[PATCH v2] scsi: qedi: Fix use after free bug in qedi_remove due to race condition

From: Zheng Wang
Date: Wed Apr 12 2023 - 23:35:04 EST


In qedi_probe, it calls __qedi_probe, which bound &qedi->recovery_work
with qedi_recovery_handler and bound &qedi->board_disable_work
with qedi_board_disable_work.

When it calls qedi_schedule_recovery_handler, it will finally
call schedule_delayed_work to start the work.

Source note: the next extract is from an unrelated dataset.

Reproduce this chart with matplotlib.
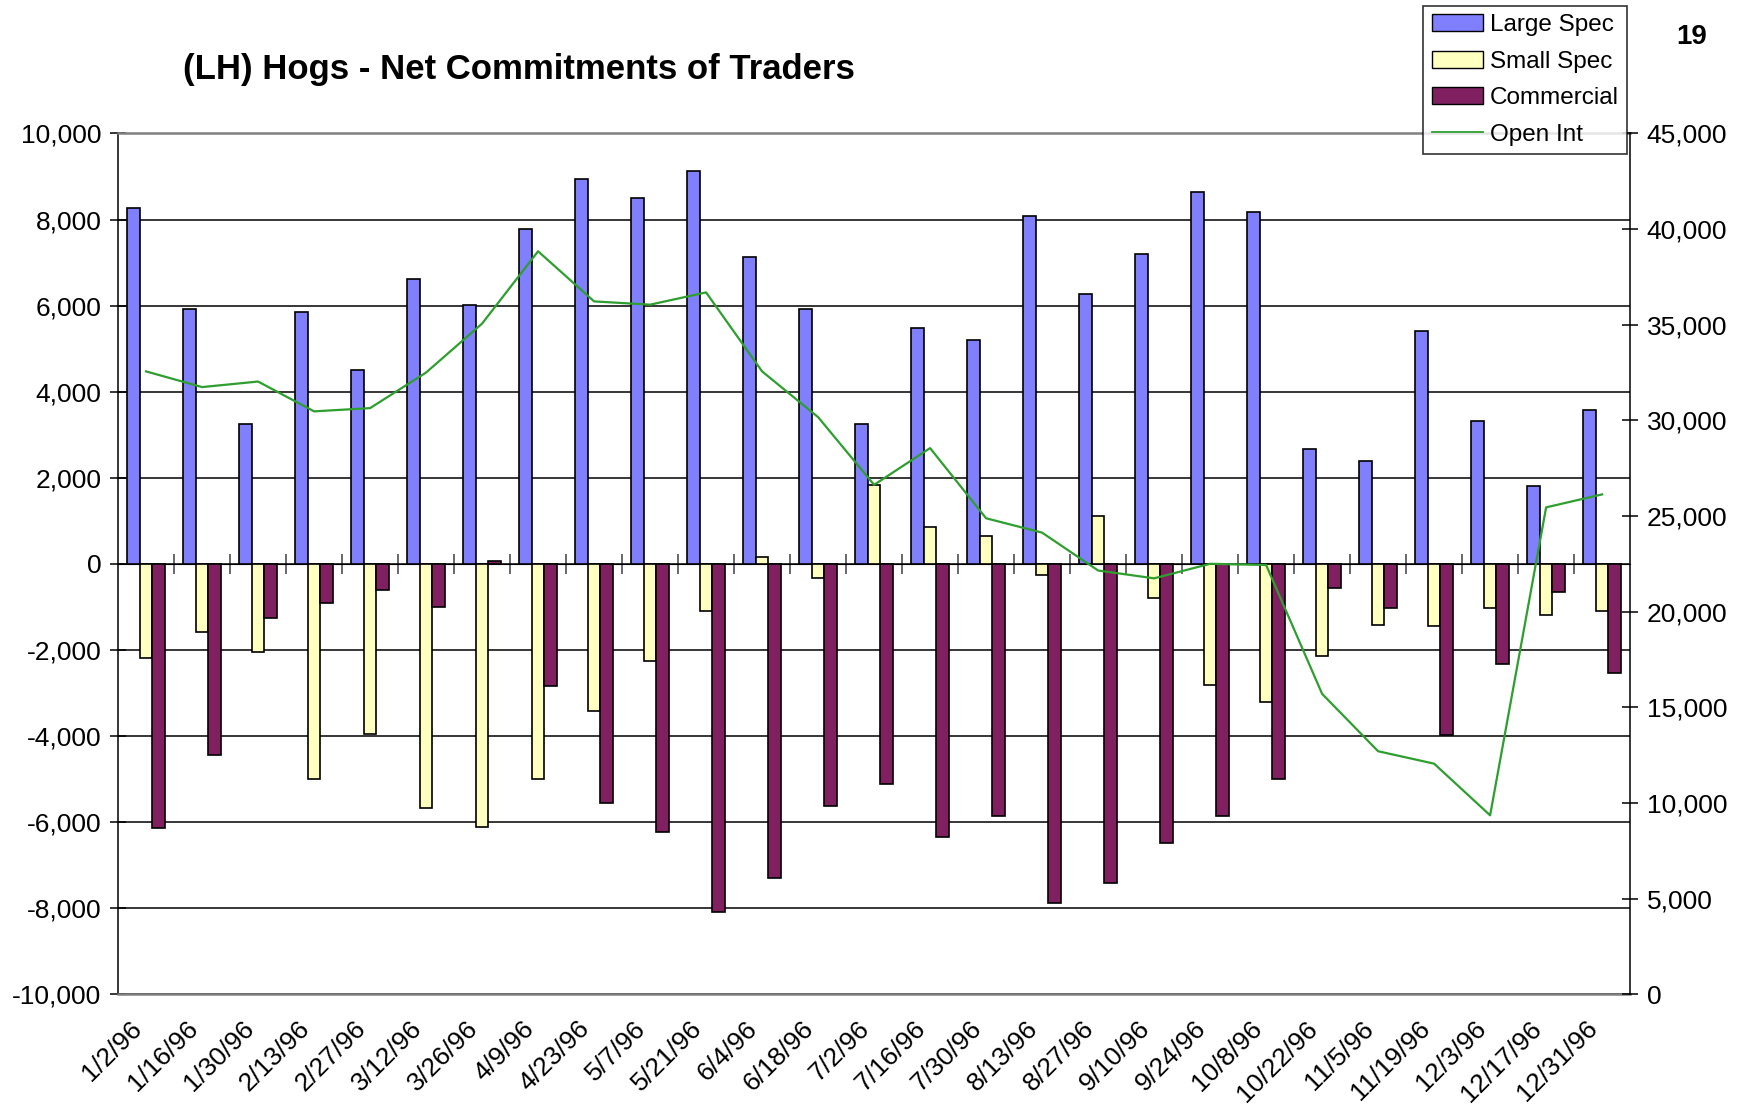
import numpy as np
import matplotlib
matplotlib.use("Agg")
import matplotlib.pyplot as plt
import matplotlib.transforms as mtransforms
from matplotlib.patches import Patch
from matplotlib.lines import Line2D
from matplotlib.ticker import FuncFormatter

plt.rcParams['font.family'] = ['Liberation Sans', 'DejaVu Sans']

dates = ["1/2/96", "1/16/96", "1/30/96", "2/13/96", "2/27/96", "3/12/96", "3/26/96",
         "4/9/96", "4/23/96", "5/7/96", "5/21/96", "6/4/96", "6/18/96", "7/2/96",
         "7/16/96", "7/30/96", "8/13/96", "8/27/96", "9/10/96", "9/24/96", "10/8/96",
         "10/22/96", "11/5/96", "11/19/96", "12/3/96", "12/17/96", "12/31/96"]

large_spec = [8270, 5920, 3260, 5840, 4500, 6615, 6020, 7780, 8940, 8500, 9120, 7130,
              5920, 3260, 5480, 5190, 8090, 6280, 7210, 8630, 8165, 2660, 2400, 5400,
              3330, 1810, 3570]
small_spec = [-2200, -1580, -2040, -5010, -3950, -5680, -6120, -4990, -3410, -2270, -1090,
              150, -330, 1830, 850, 650, -260, 1110, -800, -2820, -3200, -2140, -1420,
              -1450, -1030, -1190, -1090]
commercial = [-6150, -4440, -1270, -900, -620, -1010, 70, -2840, -5560, -6230, -8090,
              -7310, -5630, -5120, -6360, -5870, -7880, -7420, -6490, -5870, -4990, -570,
              -1030, -3980, -2330, -650, -2530]
open_int = [32560, 31740, 32030, 30470, 30640, 32500, 35060, 38840, 36220, 36050, 36690,
            32560, 30170, 26630, 28550, 24880, 24130, 22150, 21740, 22500, 22440, 15700,
            12700, 12050, 9350, 25450, 26130]

C_LARGE = '#8080FF'
C_SMALL = '#FFFFC0'
C_COMM = '#802060'
C_OI = '#2E9E2E'

fig = plt.figure(figsize=(17.44, 11.17), dpi=100)
ax = fig.add_axes([0.0677, 0.110, 0.867, 0.7705])

x = np.arange(len(dates))
w = 0.225
ax.bar(x - w, large_spec, w, color=C_LARGE, edgecolor='black', linewidth=1.2, zorder=3)
ax.bar(x, small_spec, w, color=C_SMALL, edgecolor='black', linewidth=1.2, zorder=3)
ax.bar(x + w, commercial, w, color=C_COMM, edgecolor='black', linewidth=1.2, zorder=3)

ax.set_xlim(-0.5, len(dates) - 0.5)
ax.set_ylim(-10000, 10000)
ax.set_yticks(np.arange(-10000, 10001, 2000))
fmt = FuncFormatter(lambda v, p: f"{int(v):,}")
ax.yaxis.set_major_formatter(fmt)
ax.grid(axis='y', color='black', linewidth=1.1, zorder=0)
ax.set_axisbelow(True)
ax.tick_params(axis='y', labelsize=19, direction='inout', length=12, width=1.1, pad=6)

ax.set_xticks(x)
ax.set_xticklabels(dates, rotation=45, ha='right', va='top', rotation_mode='anchor',
                   fontsize=19)
ax.tick_params(axis='x', length=0, pad=16)
shift = mtransforms.ScaledTranslation(-12 / 72, 0, fig.dpi_scale_trans)
for lab in ax.get_xticklabels():
    lab.set_transform(lab.get_transform() + shift)

for s in ['top', 'bottom']:
    ax.spines[s].set_color('#808080')
    ax.spines[s].set_linewidth(1.8)
ax.spines['left'].set_linewidth(1.1)
ax.spines['right'].set_visible(False)

# category axis crossing at zero
sec = ax.secondary_xaxis(0.5)
sec.set_xticks(x[:-1] + 0.5)
sec.set_xticklabels([])
sec.tick_params(direction='inout', length=14, width=1.1, color='#404040')
sec.spines['bottom'].set_color('#505050')
sec.spines['bottom'].set_linewidth(1.6)

ax2 = ax.twinx()
ax2.plot(x, open_int, color=C_OI, linewidth=1.6, zorder=5)
ax2.set_ylim(0, 45000)
ax2.set_yticks(np.arange(0, 45001, 5000))
ax2.yaxis.set_major_formatter(fmt)
ax2.tick_params(axis='y', labelsize=19, direction='inout', length=12, width=1.1, pad=6)
for s in ['top', 'bottom', 'left']:
    ax2.spines[s].set_visible(False)
ax2.spines['right'].set_linewidth(1.1)

fig.text(0.105, 0.938, "(LH) Hogs - Net Commitments of Traders", fontsize=25,
         fontweight='bold', ha='left', va='center')
fig.text(0.970, 0.967, "19", fontsize=20, fontweight='bold', ha='center', va='center')

handles = [Patch(facecolor=C_LARGE, edgecolor='black', label='Large Spec'),
           Patch(facecolor=C_SMALL, edgecolor='black', label='Small Spec'),
           Patch(facecolor=C_COMM, edgecolor='black', label='Commercial'),
           Line2D([0], [0], color=C_OI, linewidth=1.3, label='Open Int')]
leg = fig.legend(handles=handles, loc='upper left', bbox_to_anchor=(0.816, 0.995),
                 fontsize=17.5, frameon=True, fancybox=False, edgecolor='black',
                 handlelength=2.1, handleheight=0.7, handletextpad=0.3,
                 labelspacing=0.6, borderpad=0.35, borderaxespad=0)
leg.get_frame().set_linewidth(1.2)

fig.savefig("out.png", dpi=100, facecolor='white')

When we call qedi_remove to remove the driver, there
may be a sequence as follows:

Fix it by finishing the work before cleanup in qedi_remove.

CPU0 CPU1

|qedi_recovery_handler
qedi_remove |
__qedi_remove |
iscsi_host_free |
scsi_host_put |
//free shost |
|iscsi_host_for_each_session
|//use qedi->shost

Fixes: 4b1068f5d74b ("scsi: qedi: Add MFW error recovery process")
Signed-off-by: Zheng Wang <zyytlz.wz@xxxxxxx>
---
v2:
- remove unnecessary comment suggested by Mike Christie and cancel the work
after qedi_ops->stop and qedi_ops->ll2->stop which ensure there is no more
work suggested by Manish Rangankar
---
drivers/scsi/qedi/qedi_main.c | 3 +++
1 file changed, 3 insertions(+)

diff --git a/drivers/scsi/qedi/qedi_main.c b/drivers/scsi/qedi/qedi_main.c
index f2ee49756df8..45d359554182 100644
--- a/drivers/scsi/qedi/qedi_main.c
+++ b/drivers/scsi/qedi/qedi_main.c
@@ -2450,6 +2450,9 @@ static void __qedi_remove(struct pci_dev *pdev, int mode)
qedi_ops->ll2->stop(qedi->cdev);
}

+ cancel_delayed_work_sync(&qedi->recovery_work);
+ cancel_delayed_work_sync(&qedi->board_disable_work);
+
qedi_free_iscsi_pf_param(qedi);

rval = qedi_ops->common->update_drv_state(qedi->cdev, false);
--
2.25.1